As Ann Graham Brock emphasizes in Mary Magdalene, The First Apostle: The Struggle for Authority (2003), early accounts of what occurred at the empty tomb - more particularly, to whom the resurrected Jesus appeared and in what order and what he said to them - became an important factor in laying claim to traditions of authority in the early Christian communities. The earliest of the Gospels, Mark, originally ended with the report of the empty tomb, not post-Resurrection appearances.

On the other hand, John Dominic Crossan reminds us in Who Killed Jesus?: Exposing the Roots of Anti-Semitism in the Gospel Story of the Death of Jesus (1995), the Romans normally did not allow victims of crucifixion to be buried at all. The ancient world, including the Jews of the Roman province of Judea, had a special horror of not being buried. Sophocles' Antigone is a classic literary treatment of this theme; the burials of Patrokles and Hektor are major elements of the Iliad.

It was thought, to put it broadly, that the dead person would never be at peace unless the body was properly buried. In addition to the horrible physical torture crucifixion represented, the knowledge by the victim and his family that he would never be properly buried was part of the torture and punishment. In a particularly unappetizing description likely to be dismissed out of hand by conservative Christians, Crosson writes that the bodies were typically left on the crosses until they were eaten by wild dogs. (Unlike many artistic representations, the victim's feet were typically only a few inches off the ground in crucifixion.)

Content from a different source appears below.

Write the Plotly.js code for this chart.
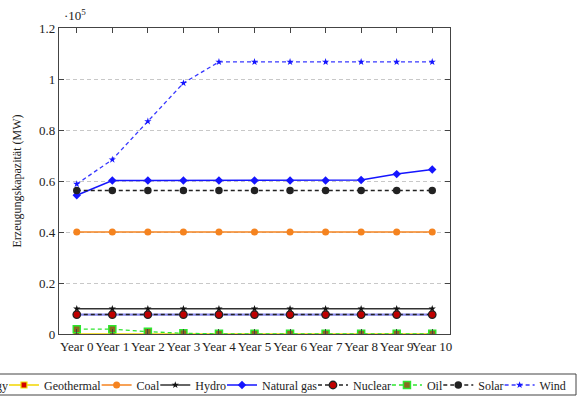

So it's not unthinkable that Jesus' followers somehow might have managed to get the body for burial, as the Gospel accounts of Joseph of Arimathea suggest. But in terms of the historical record, the small liklihood of that has to be taken into consideration.

Instead, what the Discovery Channel seems prepared to serve up to its audience is sloppy science that will compete with poor theology, to their mutual benefit.